Eclipsada pela suspeição, feneceu na sexta-feira, dia 10, a IX Cúpula das Américas. No caso, tem mesmo que se chamar Summits of the Américas, pois, embora só um grande país e outro pela metade – EUA e porção do Canadá – usem o inglês como idioma oficial, o conclave de Los Angeles foi montado e concluído sob as rédeas estadunidenses. A reunião, que seria composta pelos primeiros mandatários da região, foi criada pela famosa OEA, como sua expressão formalmente representativa. Em função da norma que atribui ao anfitrião a competência de apenas convidar quem lhe convier, predomina o casuísmo dos interesses geopolíticos hegemônicos, capazes de articular o consenso e a coerção. Agora, o direito canhestro, cativo da localidade, soma-se à força e à truculência.
A potência imperialista – que, no seu derradeiro pulso expansionista, começa logo além do Rio Bravo – adentrou em um período cadente, vive um surto estagflacionário interno, perde a guerra terceirizada na Ucrânia, enfrenta contradições no interior da UE, administra os conflitos na Otan e ainda promove uma série de provocações à China, em belicosidade que rescende a desespero. Como se não bastasse, vai perdendo espaço no mundo austral, inclusive entre nações latino-americanas. Nesse quadro, visando aos seus fins estratégicos e imediatos, aparelha e instrumentaliza um fórum que deveria, em tese, funcionar democraticamente. Assim, tenta retomar o controle do quintal que lhe vai escorrendo entre os dedos cheios de artrose. O plano começou com a seletividade no convite.

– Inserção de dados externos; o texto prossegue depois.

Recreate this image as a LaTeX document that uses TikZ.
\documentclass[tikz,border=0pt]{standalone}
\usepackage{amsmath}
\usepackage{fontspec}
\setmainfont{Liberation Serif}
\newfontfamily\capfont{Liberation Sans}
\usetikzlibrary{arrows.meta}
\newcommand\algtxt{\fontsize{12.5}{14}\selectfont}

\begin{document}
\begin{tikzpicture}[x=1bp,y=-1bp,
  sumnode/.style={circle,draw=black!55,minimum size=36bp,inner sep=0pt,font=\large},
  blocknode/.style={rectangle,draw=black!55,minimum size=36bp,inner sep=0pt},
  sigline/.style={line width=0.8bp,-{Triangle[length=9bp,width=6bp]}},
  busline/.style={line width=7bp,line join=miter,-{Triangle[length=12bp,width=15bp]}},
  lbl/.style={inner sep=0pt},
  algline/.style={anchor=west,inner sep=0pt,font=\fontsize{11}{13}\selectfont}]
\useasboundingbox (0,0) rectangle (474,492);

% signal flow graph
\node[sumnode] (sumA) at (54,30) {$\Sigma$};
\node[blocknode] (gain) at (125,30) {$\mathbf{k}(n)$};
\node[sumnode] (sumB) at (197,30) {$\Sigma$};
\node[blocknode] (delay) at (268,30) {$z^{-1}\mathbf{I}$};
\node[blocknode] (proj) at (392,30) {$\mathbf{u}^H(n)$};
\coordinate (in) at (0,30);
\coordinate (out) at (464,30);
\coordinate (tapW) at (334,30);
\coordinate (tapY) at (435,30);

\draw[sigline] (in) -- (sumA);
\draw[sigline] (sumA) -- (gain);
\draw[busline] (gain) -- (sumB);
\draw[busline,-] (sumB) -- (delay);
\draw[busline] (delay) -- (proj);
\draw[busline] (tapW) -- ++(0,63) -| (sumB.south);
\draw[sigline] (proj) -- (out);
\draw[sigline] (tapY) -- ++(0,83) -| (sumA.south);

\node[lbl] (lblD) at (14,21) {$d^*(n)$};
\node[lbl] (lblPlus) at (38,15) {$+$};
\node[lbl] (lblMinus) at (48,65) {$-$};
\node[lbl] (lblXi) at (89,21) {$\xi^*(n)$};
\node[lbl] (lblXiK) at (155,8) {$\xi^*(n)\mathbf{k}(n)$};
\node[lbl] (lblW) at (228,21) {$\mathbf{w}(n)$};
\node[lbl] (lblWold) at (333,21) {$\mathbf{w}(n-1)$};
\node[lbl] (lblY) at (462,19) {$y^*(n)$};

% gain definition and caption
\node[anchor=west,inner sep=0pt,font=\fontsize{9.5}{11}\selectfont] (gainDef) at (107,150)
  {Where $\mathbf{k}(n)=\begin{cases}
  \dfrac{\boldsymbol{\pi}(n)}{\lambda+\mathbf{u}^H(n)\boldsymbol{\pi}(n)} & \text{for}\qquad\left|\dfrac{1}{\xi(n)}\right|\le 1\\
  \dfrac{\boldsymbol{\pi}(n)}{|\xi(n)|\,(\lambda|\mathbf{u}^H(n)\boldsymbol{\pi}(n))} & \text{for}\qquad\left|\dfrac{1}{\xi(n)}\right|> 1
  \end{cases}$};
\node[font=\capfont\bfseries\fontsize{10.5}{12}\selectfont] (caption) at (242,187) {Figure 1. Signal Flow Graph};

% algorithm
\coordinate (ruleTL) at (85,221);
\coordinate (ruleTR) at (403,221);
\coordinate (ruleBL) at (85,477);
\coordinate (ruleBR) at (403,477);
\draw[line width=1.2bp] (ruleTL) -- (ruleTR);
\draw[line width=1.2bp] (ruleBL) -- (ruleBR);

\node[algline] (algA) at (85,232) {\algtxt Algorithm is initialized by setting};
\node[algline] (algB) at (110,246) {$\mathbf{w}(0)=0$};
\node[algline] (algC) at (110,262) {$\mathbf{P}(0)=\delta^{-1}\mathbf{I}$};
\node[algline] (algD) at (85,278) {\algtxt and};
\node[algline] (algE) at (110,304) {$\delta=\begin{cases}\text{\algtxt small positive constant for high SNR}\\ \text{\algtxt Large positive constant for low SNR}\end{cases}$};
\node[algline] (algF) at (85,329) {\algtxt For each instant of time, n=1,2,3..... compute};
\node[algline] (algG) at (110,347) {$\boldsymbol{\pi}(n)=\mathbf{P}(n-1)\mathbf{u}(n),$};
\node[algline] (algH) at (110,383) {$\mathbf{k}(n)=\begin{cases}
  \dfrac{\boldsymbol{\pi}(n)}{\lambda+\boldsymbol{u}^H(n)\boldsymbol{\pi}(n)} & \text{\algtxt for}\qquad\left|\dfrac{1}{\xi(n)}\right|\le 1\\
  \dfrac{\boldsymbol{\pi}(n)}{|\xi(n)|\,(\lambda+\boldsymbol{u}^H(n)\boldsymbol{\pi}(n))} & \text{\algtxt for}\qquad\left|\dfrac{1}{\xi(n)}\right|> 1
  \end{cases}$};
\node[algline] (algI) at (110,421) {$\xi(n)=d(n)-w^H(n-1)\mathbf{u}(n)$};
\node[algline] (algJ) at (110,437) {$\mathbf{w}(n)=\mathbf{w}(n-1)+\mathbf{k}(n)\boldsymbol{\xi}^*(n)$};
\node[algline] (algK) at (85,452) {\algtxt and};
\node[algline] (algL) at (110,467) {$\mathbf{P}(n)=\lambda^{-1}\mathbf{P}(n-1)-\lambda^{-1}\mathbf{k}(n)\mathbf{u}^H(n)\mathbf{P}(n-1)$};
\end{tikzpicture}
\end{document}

As exclusões – unilaterais e autocráticas – de Cuba, Venezuela e Nicarágua ocorreram por motivos claramente calcados em uma concepção diplomática do tipo missionário, que se propõe a forçar os demais componentes a viverem, se autogovernarem ou se relacionarem internacionalmente segundo a cartilha dominante; ao modo profano, conforme os ditames mesquinhos do capital monopolista-financeiro associado a Washington. Algo assim: ou se curva ou fica de fora. Porém, o tacape já não funciona tão bem: México. Bolívia, El Salvador, Guatemala e Honduras se ausentaram, em resposta. Outros, inclusive situados pelo Caribe afora, explicitaram os seus desconfortos. Mesmo a justificativa da parte Argentina foi sintomática, pois se ofereceu como porta-voz dos “barrados no baile”.

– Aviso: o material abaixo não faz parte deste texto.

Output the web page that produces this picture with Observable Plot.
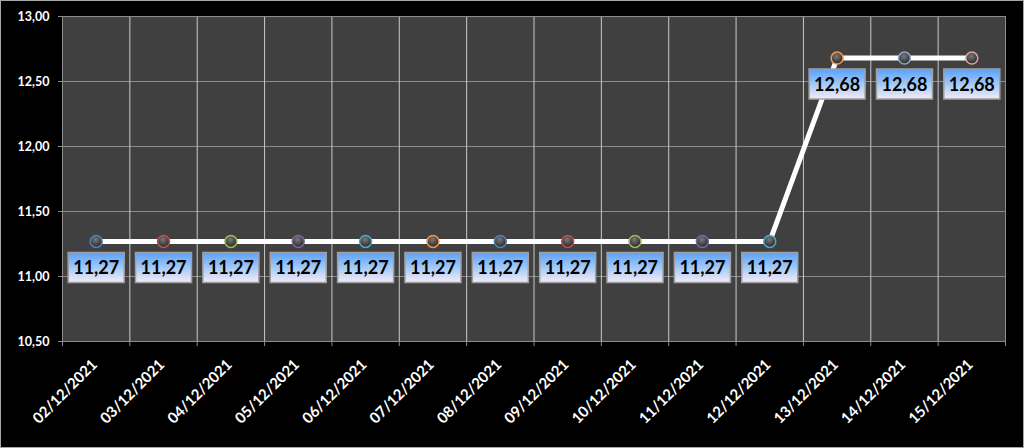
<!DOCTYPE html>
<html><head><meta charset="utf-8">
<script src="https://cdn.jsdelivr.net/npm/d3@7"></script>
<script src="https://cdn.jsdelivr.net/npm/@observablehq/plot@0.6"></script>
<style>
body{margin:0;background:#000}
#c svg{display:block;outline:1px solid #a6a6a6;outline-offset:-1px}
</style>
</head><body><div id="c"></div>
<script>
const dates = ["02/12/2021","03/12/2021","04/12/2021","05/12/2021","06/12/2021","07/12/2021","08/12/2021","09/12/2021","10/12/2021","11/12/2021","12/12/2021","13/12/2021","14/12/2021","15/12/2021"];
const values = [11.27,11.27,11.27,11.27,11.27,11.27,11.27,11.27,11.27,11.27,11.27,12.68,12.68,12.68];
const yTicks = [10.5,11,11.5,12,12.5,13];
const ringColors = ["#4F81BD","#C0504D","#9BBB59","#8064A2","#4BACC6","#F79646","#4F81BD","#C0504D","#9BBB59","#8064A2","#4BACC6","#F79646","#8FA6C8","#D9A3A1"];

const fmt = v => d3.format(".2f")(v).replace(".", ",");
const data = dates.map((d, i) => ({date: d, idx: i + 0.5, value: values[i], color: ringColors[i]}));
const boundaries = d3.range(0, dates.length + 1);

const boxSymbol = {draw(ctx){ctx.moveTo(-28,-15);ctx.lineTo(28,-15);ctx.lineTo(28,15);ctx.lineTo(-28,15);ctx.closePath();}};

const defs = () => {
  const d = d3.create("svg:defs");
  const lg = d.append("linearGradient").attr("id","labgrad").attr("x1",0).attr("y1",0).attr("x2",0).attr("y2",1);
  lg.append("stop").attr("offset","0%").attr("stop-color","#5aa0f8");
  lg.append("stop").attr("offset","55%").attr("stop-color","#a9cdf6");
  lg.append("stop").attr("offset","100%").attr("stop-color","#f6ebf6");
  const rg = d.append("radialGradient").attr("id","ball").attr("cx","45%").attr("cy","35%").attr("r","65%");
  rg.append("stop").attr("offset","0%").attr("stop-color","#7a7a7a");
  rg.append("stop").attr("offset","100%").attr("stop-color","#262626");
  return d.node();
};

const chart = Plot.plot({
  width: 1024, height: 448,
  marginLeft: 62, marginRight: 19, marginTop: 16, marginBottom: 107,
  x: {type: "linear", domain: [0, dates.length], axis: null},
  y: {domain: [10.5, 13], axis: null},
  color: {type: "identity"},
  style: {background: "#000", color: "#fff", fontFamily: "Lato, 'Open Sans', sans-serif", fontWeight: "bold", overflow: "visible"},
  marks: [
    defs,
    Plot.frame({fill: "#404040"}),
    Plot.gridY(yTicks, {stroke: "#8c8c8c", strokeOpacity: 1, strokeWidth: 1}),
    Plot.gridX(boundaries.slice(1, -1), {stroke: "#c8c8c8", strokeOpacity: 1, strokeWidth: 1}),
    Plot.frame({stroke: "#8c8c8c"}),
    Plot.axisY(yTicks, {label: null, tickSize: 4, tickPadding: 9, tickFormat: fmt, fontSize: 12.5, fontWeight: "bold", fill: "#fff", stroke: "#8c8c8c"}),
    Plot.axisX(boundaries, {label: null, tickSize: 5, tickFormat: () => "", stroke: "#8c8c8c"}),
    Plot.text(data, {x: "idx", frameAnchor: "bottom", text: "date", rotate: -45, textAnchor: "end", dx: 2, dy: 24, fill: "#fff", fontSize: 15, fontWeight: "bold"}),
    Plot.line(data, {x: "idx", y: "value", stroke: "#fff", strokeWidth: 5}),
    Plot.dot(data, {x: "idx", y: "value", r: 6, fill: "url(#ball)", stroke: "color", strokeWidth: 1.5}),
    Plot.dot(data, {x: "idx", y: "value", symbol: boxSymbol, fill: "url(#labgrad)", stroke: "#a0a0a0", strokeWidth: 1.5, dy: 26}),
    Plot.text(data, {x: "idx", y: "value", text: d => fmt(d.value), dy: 27, fill: "#000", fontSize: 18, fontWeight: "bold"})
  ]
});
document.getElementById("c").append(chart);
</script>
</body></html>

Na tribuna, o presidente Alberto Fernández denunciou a supressão de participantes, além de postular uma “reestruturação” da OEA ora desmantelada. Sustentou que o anfitrião de modo nenhum pode vetar. Pediu a demissão do secretário-geral Luis Almagro e repetiu a demanda sobre a Presidência do BID, bem como a extinção dos bloqueios a países latinos. Para concluir: “o silêncio dos ausentes nos desafia”. Depois, Sacha Llorenti, um diplomata boliviano, sublinhou a inconformidade: “Um único pensamento não pode ser imposto em um mundo que exige harmonia sinfônica em face dos dramas comuns”. A síntese veio pelo Granma, “A IX Cúpula das Américas terminou com sombras, e seu resultado mais valioso é a fotografia de família publicada, em que faltam muitos membros.”
Episódio à parte foi o encontro bilateral entre Bolsonaro e o seu anfitrião. As celebrações mútuas já demonstraram que a pretensão do protofascista caboclo era ostentar sua “importância” e demonstrar sua “inclusão”. Todavia, mais relevante, sem dúvida, foi o tom eleitoreiro. A simples figura de ambos apertando as mãos poderia sensibilizar certos votos conservadores, aqui ressabiados com as marcas deixadas pelo governante-candidato. Quanto ao inquilino da Casa Branca, resta o esforço de puxar o falangista, que posa de “neutro”, para próximo de si. Afinal, precisam falar mais alto as identidades ultraliberais, contrarreformistas, privatistas e pró-imperialistas, quando cotejadas com “bagatelas” do tipo regime político, autogolpismo, negacionismo e até certa preferência trumpista.
O texto sobre o compromisso de implantar outro modelo migratório mal disfarça o dedo estadunidense, ao evocar o “livre arbítrio”: “A migração deve ser uma escolha voluntária, e não uma necessidade”. Espelha, pois, o labor proletário, editado pela mitologia burguesa da vontade individual incondicionada. A falácia platônica mal disfarça, porém, a promessa de um esforço conjunto para um êxodo seguro e ordenado. Na verdade, o propósito é garantir aos EUA força de trabalho – em fluxo barato e controlado pelo capital em crise – para transformá-los no “líder” global em refugiados. Quanto ao Brasil, o seu nome nem sequer foi mencionado na redação publicada previamente. Sabe-se apenas que o capitão reformado, ao pedir a Biden que interviesse na eleição, violou a soberania pátria.